In 1967, Bethel Schneebeck, a member of the League, visited a flea market in Paris and was inspired by what she experienced.  She came back to the United States with the idea to raise money for the University by hosting a similar type of market.

Mills explained that the Puget Sound Women’s League uses the money from the Market to fund four endorsed scholarships: the Eliza Rummell Scholarship, the Centennial Scholarship, the Women’s League Scholarship and the Lucile and Franklin Thompson Scholarship. The money raised is split equally between these four scholarships.

Aside from the 55 vendors, who each pay $75 to book a booth, the Market includes a café, a boutique section for the more expensive items and a Grandma’s Attic that includes “just about anything you can imagine.” There’s also a silent auction.

Furniture is usually placed in the hallway or in the varsity lockers if there is not a sporting event. The silent auction features antiques. Some League members are antique dealers and help decide which items should go in the auction and how much those items are worth. This year there was an organ for sale, which was given by former Puget Sound swim coach Don Duncan.

When the flea market is over, the Life Center Church, which operates four thrift stores throughout Tacoma, receives the unsold items that vendors do not wish to keep.

On the amount of preparation and planning involved, Mills said, “It’s a lot of work but I enjoy doing it. This will be the third year I have done it. We could always use more manpower.”

Mills said that the Puget Sound Women’s League looks for students who stay at Puget Sound over Spring Break to come down and help out with the Flea Market. However, during the week of Spring Break the campus was nearly empty, and Mills said that they did not have any student volunteers.

Treasurer of the Puget Sound Women’s League, Judi Tockston, explained that as a group they choose the applicants for a few scholarships they fund, including the Centennial Scholarship and the Puget Sound Women’s League Scholarship. Current Puget Sound student Julie Coleman, who aided the Puget Sound Women’s League in running this year’s Market, has benefited from the scholarships. She is the first and only three-time winner of the Puget Sound Women’s League Centennial Scholarship. This scholarship is awarded to women who are 35 years or older and who are returning to college after having been married or divorced.
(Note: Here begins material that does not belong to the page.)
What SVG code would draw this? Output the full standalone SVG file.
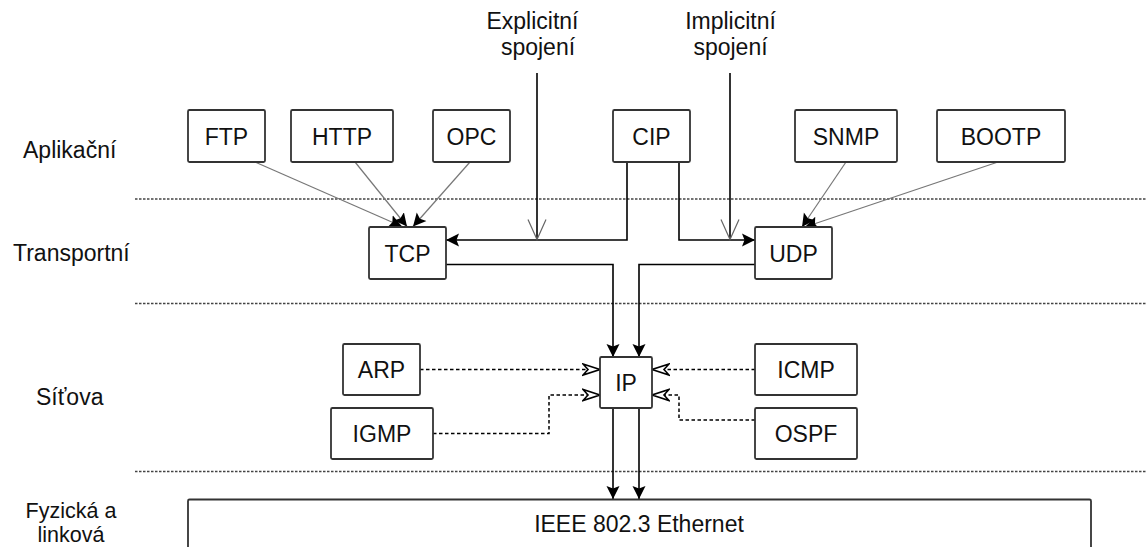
<svg xmlns="http://www.w3.org/2000/svg" width="1146" height="547" viewBox="0 0 1146 547">
<style>
  .box{fill:#fff;stroke:#333;stroke-width:1.8}
  .t{font-family:"Liberation Sans",Arial,sans-serif;font-size:23px;fill:#111;text-anchor:middle}
  .lbl{font-family:"Liberation Sans",Arial,sans-serif;font-size:23px;fill:#111}
  .sm{font-size:21.5px}
  .sep{stroke:#444;stroke-width:1.5;stroke-dasharray:2.5,1.5;fill:none}
  .thin{stroke:#777;stroke-width:1.2;fill:none}
  .solid{stroke:#000;stroke-width:1.6;fill:none}
  .dash{stroke:#000;stroke-width:1.5;stroke-dasharray:3.5,2.5;fill:none}
</style>
<defs>
  <marker id="fill" markerUnits="userSpaceOnUse" markerWidth="14" markerHeight="14" refX="13" refY="7" orient="auto">
    <path d="M0,0.5 L13,7 L0,13.5 L2.5,7 Z" fill="#000"/>
  </marker>
  <marker id="vee" markerUnits="userSpaceOnUse" markerWidth="24" markerHeight="22" refX="21" refY="10" orient="auto">
    <path d="M1,1 L21,10 L1,19" fill="none" stroke="#666" stroke-width="1.2"/>
  </marker>
  <marker id="barb" markerUnits="userSpaceOnUse" markerWidth="20" markerHeight="14" refX="18" refY="7" orient="auto">
    <path d="M18,7 L1,1.5 L6,7 L1,12.5 Z" fill="#fff" stroke="#000" stroke-width="1.6" stroke-linejoin="miter"/>
  </marker>
</defs>

<g id="separators">
  <line class="sep" x1="135" y1="199" x2="1146" y2="199"/>
  <line class="sep" x1="135" y1="303.5" x2="1146" y2="303.5"/>
  <line class="sep" x1="135" y1="471.5" x2="1146" y2="471.5"/>
</g>

<g id="layer-labels">
  <text class="lbl" x="23" y="158">Aplikační</text>
  <text class="lbl" x="13" y="261">Transportní</text>
  <text class="lbl" x="36" y="405">Síťova</text>
  <text class="t sm" x="71" y="517.5">Fyzická a</text>
  <text class="t sm" x="71" y="542">linková</text>
</g>

<g id="top-labels">
  <text class="t" x="532.5" y="28.5">Explicitní</text>
  <text class="t" x="538" y="54.5">spojení</text>
  <text class="t" x="730.5" y="28.5">Implicitní</text>
  <text class="t" x="730.5" y="54.5">spojení</text>
</g>

<g id="connectors">
  <line class="thin" x1="255" y1="162" x2="402" y2="226.5" marker-end="url(#fill)"/>
  <line class="thin" x1="355" y1="162" x2="407" y2="226.5" marker-end="url(#fill)"/>
  <line class="thin" x1="470" y1="162" x2="413" y2="226.5" marker-end="url(#fill)"/>
  <path class="solid" d="M627,162 V240 H446" marker-end="url(#fill)"/>
  <path class="solid" d="M537,73 V239.5" marker-end="url(#vee)"/>
  <path class="solid" d="M679,162 V240 H755" marker-end="url(#fill)"/>
  <path class="solid" d="M730,73 V239.5" marker-end="url(#vee)"/>
  <line class="thin" x1="846" y1="162" x2="802" y2="227" marker-end="url(#fill)"/>
  <line class="thin" x1="998" y1="162" x2="805" y2="227" marker-end="url(#fill)"/>
  <path class="solid" d="M446,264.5 H613 V357" marker-end="url(#fill)"/>
  <path class="solid" d="M755,264.5 H639 V357" marker-end="url(#fill)"/>
  <path class="dash" d="M420,369.5 H600" marker-end="url(#barb)"/>
  <path class="dash" d="M433,433.5 H549 V395 H600" marker-end="url(#barb)"/>
  <path class="dash" d="M755,369.5 H652" marker-end="url(#barb)"/>
  <path class="dash" d="M755,420 H679 V395 H652" marker-end="url(#barb)"/>
  <path class="solid" d="M613,408 V499" marker-end="url(#fill)"/>
  <path class="solid" d="M639,408 V499" marker-end="url(#fill)"/>
</g>

<g id="FTP"><rect class="box" x="188" y="110" width="77" height="52" rx="1.5"/><text class="t" x="226.5" y="145">FTP</text></g>
<g id="HTTP"><rect class="box" x="291" y="110" width="102" height="52" rx="1.5"/><text class="t" x="342" y="145">HTTP</text></g>
<g id="OPC"><rect class="box" x="433" y="110" width="77" height="52" rx="1.5"/><text class="t" x="471.5" y="145">OPC</text></g>
<g id="CIP"><rect class="box" x="613" y="110" width="77" height="52" rx="1.5"/><text class="t" x="651.5" y="145">CIP</text></g>
<g id="SNMP"><rect class="box" x="795" y="110" width="102" height="52" rx="1.5"/><text class="t" x="846" y="145">SNMP</text></g>
<g id="BOOTP"><rect class="box" x="937" y="110" width="128" height="52" rx="1.5"/><text class="t" x="1001" y="145">BOOTP</text></g>
<g id="TCP"><rect class="box" x="369" y="227" width="77" height="52" rx="1.5"/><text class="t" x="407.5" y="262">TCP</text></g>
<g id="UDP"><rect class="box" x="755" y="227" width="77" height="52" rx="1.5"/><text class="t" x="793.5" y="262">UDP</text></g>
<g id="IP"><rect class="box" x="600" y="357" width="52" height="51" rx="1.5"/><text class="t" x="626" y="391">IP</text></g>
<g id="ARP"><rect class="box" x="343" y="344" width="77" height="51" rx="1.5"/><text class="t" x="381.5" y="378">ARP</text></g>
<g id="IGMP"><rect class="box" x="331" y="408" width="102" height="51" rx="1.5"/><text class="t" x="382" y="442">IGMP</text></g>
<g id="ICMP"><rect class="box" x="755" y="344" width="102" height="51" rx="1.5"/><text class="t" x="806" y="378">ICMP</text></g>
<g id="OSPF"><rect class="box" x="755" y="408" width="102" height="51" rx="1.5"/><text class="t" x="806" y="442">OSPF</text></g>
<g id="Ethernet"><rect class="box" x="188" y="499.5" width="903" height="60" rx="1.5"/><text class="t" x="639" y="532">IEEE 802.3 Ethernet</text></g>
</svg>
“This generous financial contribution from the Puget Sound Women’s League has enabled me to complete my Bachelors Degree in Comparative Sociology at Puget Sound,” Coleman said. She plans to graduate this May.

“The members of the Puget Sound Women’s League are an amazing group of caring and involved citizens who spend countless hours engaging in activities that center around supporting Puget Sound students and the Puget Sound community as a whole,” Coleman added. “I have become very close with many of the members, because they have not only offered me financial support, but endless moral and academic support with my research.”

The Puget Sound Women’s League was formed in 1900 and has worked ever since to raise funds for the school. “The group is made up of women who are interested in supporting their college and want to help raise money towards scholarships,” Mills said.

Many members are the mothers of Puget Sound freshmen. “They are always the biggest amount who join every year but over the years they gradually drop out, especially those out of town. But those who do come down to the school for meetings and always say it’s a good excuse to go see their children,” Mills said.

The Women’s League has six meetings a year and they do not meet in the summer.  The Flea Market is currently the only event hosted by the League.